Cooking Time:8-9 hours
Ingredients6 slices bacon, fried crisp, chopped
5 c. red potatoes, peeled and cubed
1 bag (16 oz.) frozen whole kernel corn
1/4 c. dehydrated minced onion
2 cans (14.5 oz.) chicken broth
1 c. water
2 tsp. garlic salt
1 tsp. black pepper
1/4 tsp. turmeric
1 can (12 oz.) evaporated milk
8 oz. (2 cups) Monterey Jack OR white cheddar cheese, shredded
- Place bacon, potatoes, corn, onions, broth, water, garlic salt, pepper and turmeric in slow cooker.
- Cover.

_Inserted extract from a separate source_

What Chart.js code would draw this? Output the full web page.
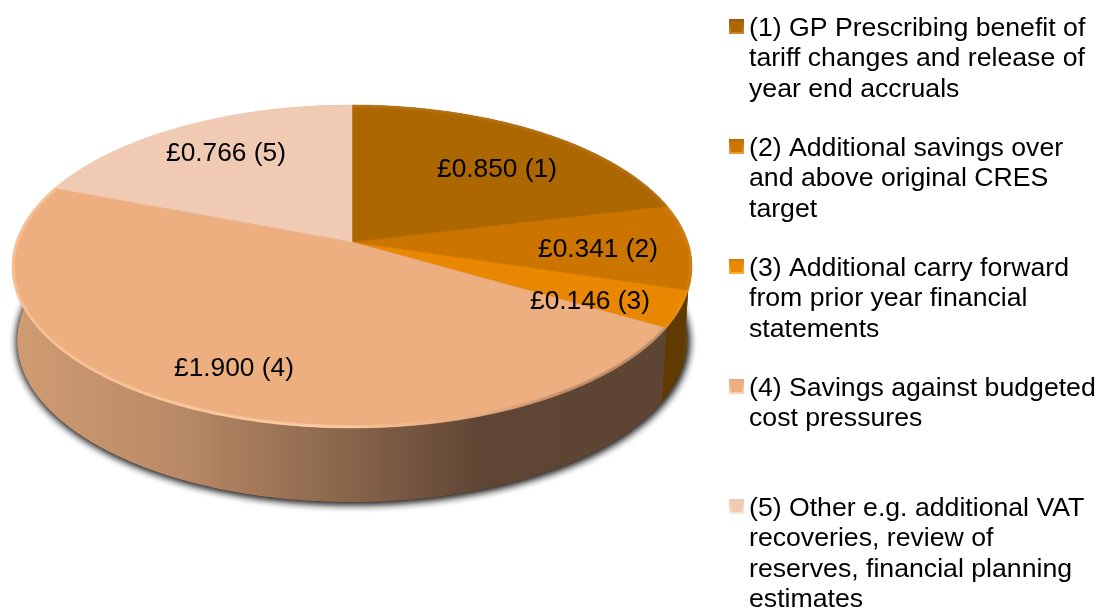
<!DOCTYPE html>
<html>
<head>
<meta charset="utf-8">
<title>Savings breakdown</title>
<script src="https://cdn.jsdelivr.net/npm/chart.js@4/dist/chart.umd.min.js"></script>
<style>
  html, body { margin: 0; padding: 0; background: #fff; overflow: hidden; }
  canvas { display: block; }
</style>
</head>
<body>
<canvas id="pie" width="1100" height="608"></canvas>
<script>
const categories = [
  ['(1) GP Prescribing benefit of', 'tariff changes and release of', 'year end accruals'],
  ['(2) Additional savings over', 'and above original CRES', 'target'],
  ['(3) Additional carry forward', 'from prior year financial', 'statements'],
  ['(4) Savings against budgeted', 'cost pressures'],
  ['(5) Other e.g. additional VAT', 'recoveries, review of', 'reserves, financial planning', 'estimates'],
];
const values = [0.850, 0.341, 0.146, 1.900, 0.766];
const colors = ['#AD6700', '#CB7500', '#E98700', '#EDAE80', '#F0CAB2'];
const wallColors = ['#6A4000', '#6F4400', '#603A00', null, '#C9A58E'];
const swatchTop = ['#96590A', '#B56A08', '#D27A04', '#E4A77C', '#EBC8B2'];
const swatchBottom = ['#C98A2E', '#EBA23C', '#FFB030', '#FFD3AC', '#FBE6D8'];

// where each value label sits (text centre)
const labelPos = [[497, 168], [598, 248], [590, 300], [234, 367], [226, 152]];

const LABEL_FONT = '26.3px "Liberation Sans", Arial, sans-serif';
const LEGEND_FONT = '26.67px "Liberation Sans", Arial, sans-serif';

// perspective view of the pie disc, fitted against the reference
const VIEW = { cx: 352, cy: 242, rx: 336, ry: 157.8, tilt: 0.152, depth: 74, shrink: 0.985 };

function project(u, v, low) {
  const w = 1 - VIEW.tilt * v;
  const s = low ? VIEW.shrink : 1;
  return [
    VIEW.cx + s * VIEW.rx * u / w,
    VIEW.cy + VIEW.ry * v / w + (low ? VIEW.depth : 0),
  ];
}

function tracePts(ctx, a0, a1, low, first) {
  const n = Math.max(2, Math.ceil(Math.abs(a1 - a0) / 0.01));
  for (let i = 0; i <= n; i++) {
    const a = a0 + (a1 - a0) * i / n;
    const p = project(Math.cos(a), Math.sin(a), low);
    if (first && i === 0) ctx.moveTo(p[0], p[1]);
    else ctx.lineTo(p[0], p[1]);
  }
}

function sideGradient(ctx) {
  const g = ctx.createLinearGradient(17, 0, 665, 0);
  g.addColorStop(0, '#CF9B73');
  g.addColorStop(0.25, '#B98A66');
  g.addColorStop(0.52, '#86634A');
  g.addColorStop(0.72, '#5F4534');
  g.addColorStop(1, '#5E4433');
  return g;
}

function facePath(ctx, arc) {
  const c = project(0, 0, false);
  ctx.beginPath();
  ctx.moveTo(c[0], c[1]);
  tracePts(ctx, arc.startAngle, arc.endAngle, false, false);
  ctx.closePath();
}

const pie3d = {
  id: 'pie3d',
  beforeDatasetsDraw(chart) {
    const ctx = chart.ctx;
    const arcs = chart.getDatasetMeta(0).data;

    // drop shadow under the base
    ctx.save();
    ctx.shadowColor = 'rgba(30,30,30,1)';
    ctx.shadowBlur = 9;
    ctx.shadowOffsetX = 1;
    ctx.shadowOffsetY = 1;
    ctx.fillStyle = '#5E4433';
    for (let k = 0; k < 2; k++) {
      ctx.beginPath();
      tracePts(ctx, 0, Math.PI * 2, true, true);
      ctx.closePath();
      ctx.fill();
    }
    ctx.restore();

    // side walls, back to front
    [0, 4, 1, 2, 3].forEach(i => {
      const arc = arcs[i];
      ctx.fillStyle = wallColors[i] || sideGradient(ctx);
      ctx.beginPath();
      tracePts(ctx, arc.startAngle, arc.endAngle, false, true);
      tracePts(ctx, arc.endAngle, arc.startAngle, true, false);
      ctx.closePath();
      ctx.fill();
    });

    // top faces
    arcs.forEach((arc, i) => {
      ctx.fillStyle = colors[i];
      ctx.strokeStyle = colors[i];
      ctx.lineWidth = 0.5;
      facePath(ctx, arc);
      ctx.fill();
      ctx.stroke();
    });

    // soft bevel inside the rim of each face
    arcs.forEach((arc, i) => {
      ctx.save();
      facePath(ctx, arc);
      ctx.clip();
      ctx.lineCap = 'butt';
      if (i === 3) {
        const rim = ctx.createLinearGradient(12, 0, 560, 0);
        rim.addColorStop(0, 'rgba(255,206,160,0.4)');
        rim.addColorStop(0.55, 'rgba(255,218,176,0.55)');
        rim.addColorStop(0.75, 'rgba(255,215,175,0.1)');
        rim.addColorStop(1, 'rgba(120,90,70,0.25)');
        ctx.strokeStyle = rim;
      } else {
        ctx.strokeStyle = 'rgba(255,225,190,0.06)';
      }
      [6, 3].forEach(w => {
        ctx.lineWidth = w;
        ctx.beginPath();
        tracePts(ctx, arc.startAngle, arc.endAngle, false, true);
        ctx.stroke();
      });
      ctx.restore();
    });

    return false;
  },
  afterDraw(chart) {
    const ctx = chart.ctx;
    ctx.save();
    ctx.fillStyle = '#000';
    ctx.textBaseline = 'alphabetic';

    // value labels
    ctx.font = LABEL_FONT;
    ctx.textAlign = 'center';
    values.forEach((v, i) => {
      const text = '£' + v.toFixed(3) + ' (' + (i + 1) + ')';
      ctx.fillText(text, labelPos[i][0], labelPos[i][1] + 9);
    });

    // legend
    ctx.font = LEGEND_FONT;
    ctx.textAlign = 'left';
    categories.forEach((lines, i) => {
      const top = 19 + i * 120;
      const edge = ctx.createLinearGradient(729, top, 729, top + 15);
      edge.addColorStop(0, swatchTop[i]);
      edge.addColorStop(1, swatchBottom[i]);
      ctx.fillStyle = edge;
      ctx.fillRect(729, top, 15, 15);
      ctx.fillStyle = colors[i];
      ctx.fillRect(731, top + 2, 11, 11);
      ctx.fillStyle = '#000';
      lines.forEach((line, j) => {
        ctx.fillText(line, 749, top + 17 + j * 30.3);
      });
    });
    ctx.restore();
  },
};

new Chart(document.getElementById('pie'), {
  type: 'pie',
  data: {
    labels: categories.map(c => c.join(' ')),
    datasets: [{ data: values, backgroundColor: colors, borderWidth: 0 }],
  },
  options: {
    responsive: false,
    animation: false,
    layout: { padding: { left: 152, right: 548, top: 42, bottom: 166 } },
    plugins: { legend: { display: false }, tooltip: { enabled: false } },
  },
  plugins: [pie3d],
});
</script>
</body>
</html>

Cook on High for 8 to 9 hours, or until potatoes are tender.
- Stir in milk and cheese. Cover and heat until cheese melts, about 2 to 3 minutes. Serve hot.
Note: Garnish each bowl with dried chopped chives, if desired.

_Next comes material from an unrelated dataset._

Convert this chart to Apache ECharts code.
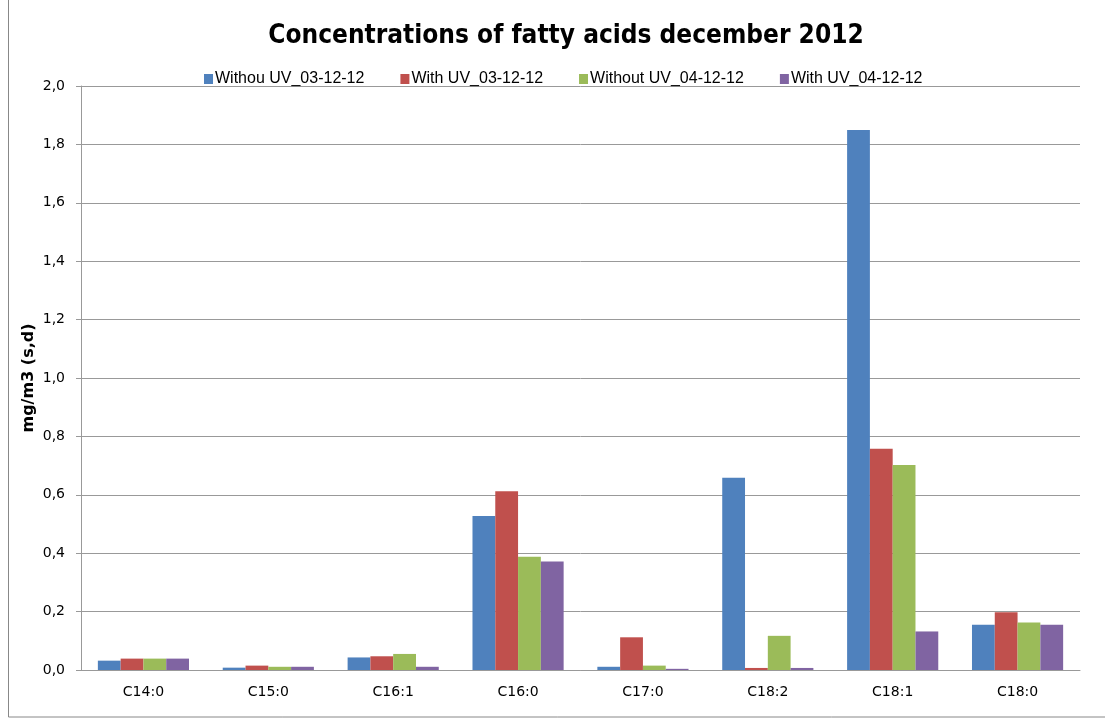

Variation: Crock Pot girl likes more bacon in this recipe, so I put in 9-12 strips of crisp bacon! Yum!
For over 450 more Slow Cooker recipes, click here to get my eBook!

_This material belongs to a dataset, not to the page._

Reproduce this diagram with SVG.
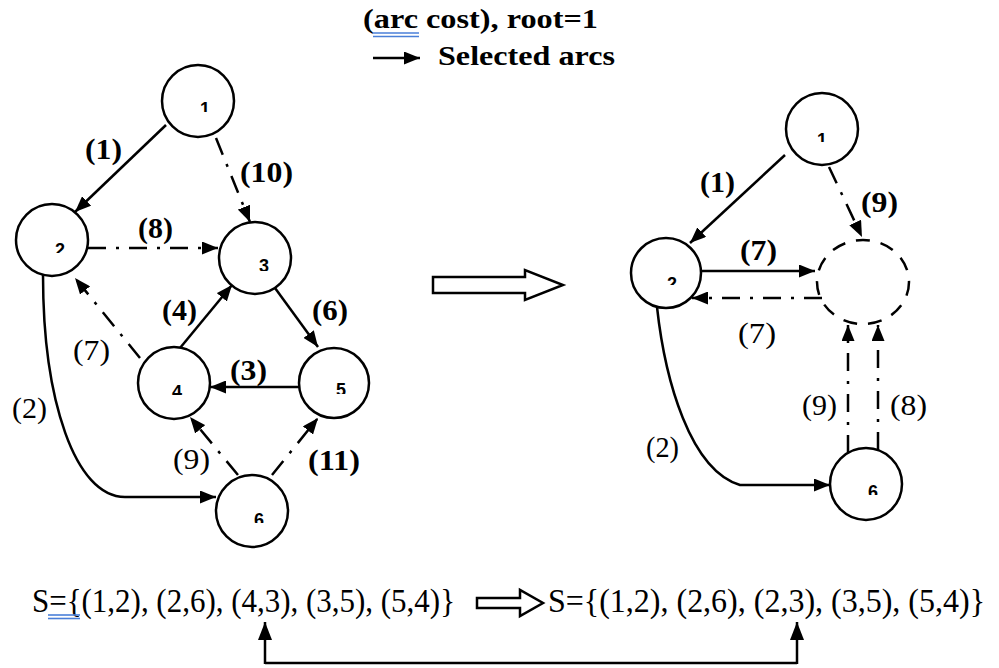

High for 8 or 9 hours? or do you mean low?
Thanks for the question, but it is actually High, and depending on your crock pot it may be done sooner. The crock pot I used actually was done in 8 hours. Happy Crocking!
Did you thaw the corn first or put it in frozen?
You can leave the cron frozen – no need to thaw. Thanks for your questions!
You can leave the corn frozen – no need to thaw. Thanks for your questions!
Just curious how this ended up under vegetarian when it contains bacon and chicken broth?
Wow! Thanks, Cheryl – I am not sure how that happened! Thanks so much for pointing it out and I will fix it now. 🙂 Happy Crocking!